“The devotees who had figuratively been executed were the ones who were pretty much right in their initial criticisms of the ‘GBC’.”
The strong current of the late Seventies deviation became a river that still runs through what “ISKCON” is today. This current, although it may well have started electrocuting the movement before Srila Prabhupada departed, devastated the central nervous system of the cult in the spring of 1978. Yet, despite the eleven mahabhagavats being clearly exposed, they were allowed to remain guru in many cases and keep their so-called initiated disciples.
This bluffing and cheating was never actually confronted, and it has certainly not been eradicated from “ISKCON” since that time. All of today’s “ISKCON” gurus are cent-per-cent still connected to that original current of deviation, and none of them at all likes to be reminded of this. They severely penalized anyone who their great gurus in the beginning, and you won’t last long in the “ISKCON” movement if you remind them of it now.
In 1978, the “GBC” decided to initially employ vilification and ostracism as a kind of execution, post-dating (and neglecting) the remote possibility for any objective personnel analyses for the dissidents who said the whole thing was completely wrong. “We want authority,” as a West Coast Zonal would put it. In the room of one prominent European temple, the Zonal Acharya, immediately after he returned from the alleged appointment, drew a line on the floor.
He ordered that all temple inmates who accepted him as mahabhagavat and Acharya go to one side and all others move to the other side of that line. Those who went to the other side were asked to leave the temple. The new dispensation was not meant for being explained to the devotees in the various temples throughout the world; instead, they were simply to be told that this is the way it now is.
In effect, most of Prabhupada’s disciples had their spiritual progress in devotional life impeded by the apocalypse of 1978; their only choice was which way they wanted to go down. Some capitulated (allowing themselves to stay in the temples) and worshipped men who did not at all deserve to be worshipped. By that choice, their path to enlightenment was completely bollixed up by offensive worship.
On the other side of the coin, they were directly or indirectly forced to leave the temples because they did not believe in, or, in some cases, could not stomach, the new dispensation. Those who spoke out against the arrangement were heavily criticized within the cult. When they were tossed back out into the material world, it was a virtual spiritual death sentence for many of these devotees. In effect, most of them were hung on the rope of their latent sex desires, which would otherwise have been controlled in a bona fide ashram (and that is why Srila Prabhupada created the organizational structure he did).
The Party Men at the turn of the century were essentially not that much different from their earlier version two decades previously. By Y2K, the situation itself, however, had changed to a considerable degree. But their basic attitude had not changed. They still didn’t want to take a really close look at what they had done to the movement; they were not willing to walk back the cat. Regarding the devotees they had figuratively executed in the beginning years-the ones who, it turned out, were pretty much right in their initial criticisms of the “GBC”-those files were ancient history and conveniently considered arcane.

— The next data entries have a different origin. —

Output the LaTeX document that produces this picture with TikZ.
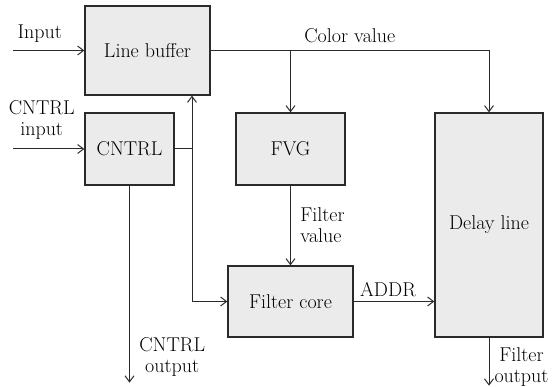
\documentclass[tikz,border=0pt]{standalone}
\usetikzlibrary{arrows.meta,calc}
\definecolor{BoxFill}{HTML}{EBEBEB}
\definecolor{LineGray}{HTML}{2A2A2A}

\begin{document}
\begin{tikzpicture}[x=1pt,y=-1pt,>={Straight Barb[length=6pt,width=9pt]},line cap=butt,line join=miter,
  every node/.style={font=\fontsize{20}{21}\selectfont,text=black},
  block/.style={draw=LineGray,fill=BoxFill,line width=1.2pt,inner sep=0pt},
  wire/.style={LineGray,line width=1pt}]

% Frame of the picture (pixel units, y down)
\useasboundingbox (0,0) rectangle (556,387);

% ---- BLOCKS ----
\node[block,minimum width=125pt,minimum height=89pt] (lb) at (147.5,50.5) {Line buffer};
\node[block,minimum width=89pt,minimum height=72pt] (cntrl) at (129.5,149) {CNTRL};
\node[block,minimum width=109pt,minimum height=72pt] (fvg) at (290.5,149) {FVG};
\node[block,minimum width=125pt,minimum height=71pt] (fc) at (290.5,301.5) {Filter core};
\node[block,minimum width=108pt,minimum height=224pt] (dl) at (489,225) {Delay line};

% Free ends and junction
\coordinate (in) at (13,50.5);
\coordinate (cin) at (13,149);
\coordinate (junc) at (192,149);
\path (cntrl.south) ++(0,197) coordinate (cout);
\path (dl.south) ++(0,48) coordinate (fout);

% ---- INPUTS ----
\draw[wire,->] (in) -- (lb.west)
    node[midway,above,xshift=-9pt,yshift=4pt] (inlbl) {Input};
\draw[wire,->] (cin) -- (cntrl.west)
    node[midway,above,align=center,xshift=-7pt,yshift=6pt] (cinlbl) {CNTRL\\input};

% ---- COLOR VALUE ----
\draw[wire,->] (lb.east) -| (dl.north)
    node[pos=0.25,above,yshift=4pt] (cvlbl) {Color value};
\draw[wire,->] (lb.east -| fvg.north) -- (fvg.north);

% ---- CONTROL ----
\draw[wire] (cntrl.east) -- (junc);
\draw[wire,->] (junc) -- (junc |- lb.south);
\draw[wire,->] (junc) |- (fc.west);
\draw[wire,->] (cntrl.south) -- (cout)
    node[above right,align=center,xshift=6pt,yshift=2pt] (coutlbl) {CNTRL\\output};

% ---- FILTER PATH ----
\draw[wire,->] (fvg.south) -- (fc.north)
    node[midway,right,align=left,xshift=6pt] (fvlbl) {Filter\\value};
\draw[wire,->] (fc.east) -- (fc.east -| dl.west)
    node[midway,above,xshift=-6pt,yshift=1pt] (addrlbl) {ADDR};
\draw[wire,->] (dl.south) -- (fout)
    node[above right,align=center,inner sep=1pt,xshift=4pt,yshift=-2pt] (foutlbl) {Filter\\output};

\end{tikzpicture}
\end{document}
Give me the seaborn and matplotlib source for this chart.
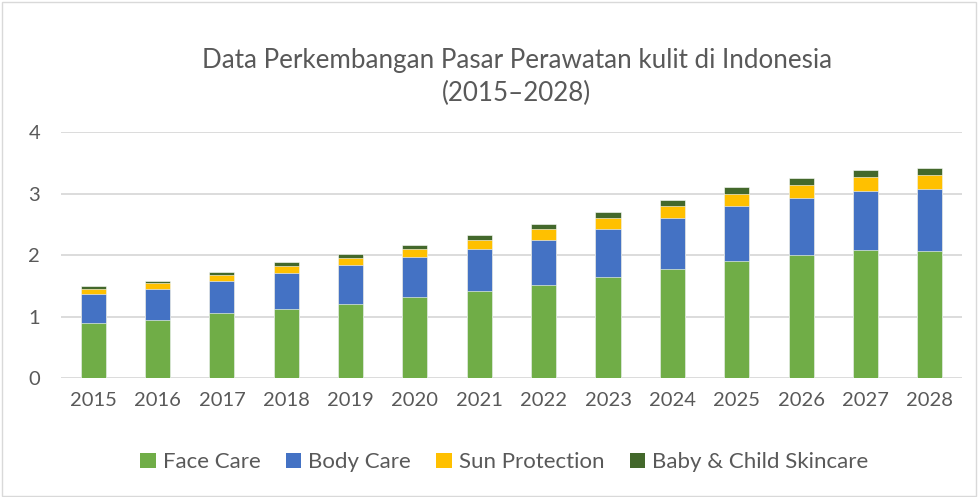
import matplotlib
matplotlib.use("Agg")
import matplotlib.pyplot as plt
import seaborn as sns
import pandas as pd
from matplotlib.patches import Rectangle, Patch

# data
years = [str(y) for y in range(2015, 2029)]
face_care = [0.89, 0.95, 1.05, 1.12, 1.21, 1.31, 1.41, 1.52, 1.64, 1.77, 1.91, 2.00, 2.08, 2.07]
body_care = [0.48, 0.49, 0.53, 0.59, 0.62, 0.65, 0.69, 0.73, 0.78, 0.83, 0.88, 0.92, 0.96, 1.00]
sun_protection = [0.08, 0.10, 0.10, 0.11, 0.12, 0.14, 0.15, 0.17, 0.18, 0.19, 0.21, 0.22, 0.23, 0.23]
baby_child = [0.04, 0.04, 0.05, 0.06, 0.07, 0.07, 0.08, 0.09, 0.10, 0.10, 0.11, 0.11, 0.12, 0.12]

series = ["Face Care", "Body Care", "Sun Protection", "Baby & Child Skincare"]
colors = ["#70AD47", "#4472C4", "#FFC000", "#43682B"]

df = pd.DataFrame({"Year": years, "Face Care": face_care, "Body Care": body_care,
                   "Sun Protection": sun_protection, "Baby & Child Skincare": baby_child})

sns.set_theme(style="white")
plt.rcParams["font.family"] = ["Lato", "DejaVu Sans"]
text_col = "#595959"

fig = plt.figure(figsize=(9.79, 4.97), dpi=100)
ax = fig.add_axes([0.0623, 0.2394, 0.9203, 0.495])

# stacked bars: draw cumulative totals, tallest first
cum = df[series].cumsum(axis=1)
for name, col in reversed(list(zip(series, colors))):
    sns.barplot(x=df["Year"], y=cum[name], color=col, width=0.39, ax=ax,
                saturation=1, edgecolor="white", linewidth=0.4)

ax.set_ylim(0, 4)
ax.set_xlim(-0.5, len(years) - 0.5)
ax.set_yticks([0, 1, 2, 3, 4])
ax.yaxis.grid(True, color="#D9D9D9", linewidth=1.3)
ax.set_axisbelow(True)
for s in ax.spines.values():
    s.set_visible(False)
ax.set_xlabel("")
ax.set_ylabel("")
ax.tick_params(axis="both", length=0, labelsize=14.5, colors=text_col)
ax.tick_params(axis="y", pad=15)
ax.tick_params(axis="x", pad=10)

fig.text(0.528, 0.845, "Data Perkembangan Pasar Perawatan kulit di Indonesia\n(2015\u20132028)",
         ha="center", va="center", fontsize=18.7, color=text_col, linespacing=1.35)

handles = [Patch(facecolor=c, edgecolor="none") for c in colors]
fig.legend(handles, series, loc="center", bbox_to_anchor=(0.515, 0.07), ncol=4,
           frameon=False, fontsize=16, labelcolor=text_col, handlelength=0.7,
           handleheight=0.7, handletextpad=0.3, columnspacing=1.15)

fig.patches.append(Rectangle((0.002, 0.003), 0.995, 0.993, transform=fig.transFigure,
                             fill=False, edgecolor="#D9D9D9", linewidth=1))

fig.savefig("out.png", dpi=100)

As long as the Party Men still controlled the temples, and as long as they all gave continuous lip service to the “ultimate managing authority” of the “GBC,” everything else could be ignored, like covered tracks at the beginning of winter. As long as they had an organized religion wherein there was still incoming revenue to keep them from having to work in the mundane world, and as long as they could showbottle well-dressed Deities, they remained complacent.
As long as they could host colorful initiation ceremonies, as long as they had a publication house, as long as they could advertise a hierarchical structure and their unique brand of institutional dogma, then they were satisfied that they could survive the influence of all the protestors, many of whom were now getting a bit long in the tooth.
After all, history is decided by the winners, and they were still on the side that appeared to be winning.
As far as righting all the wrongs they had perpetrated was concerned, that was never allowed to even cross the minds of the Party Men. In order to right those wrongs, it would have to be done at a radical level–and that was out of the question!
And as far as the devotees they had branded, well, those fellows must have gotten what they deserved, because not a blade of grass moves without the will of the Supreme. This was the attitude, and that remained unchanged from the time of the “eleven heartbeats” of pure devotional service.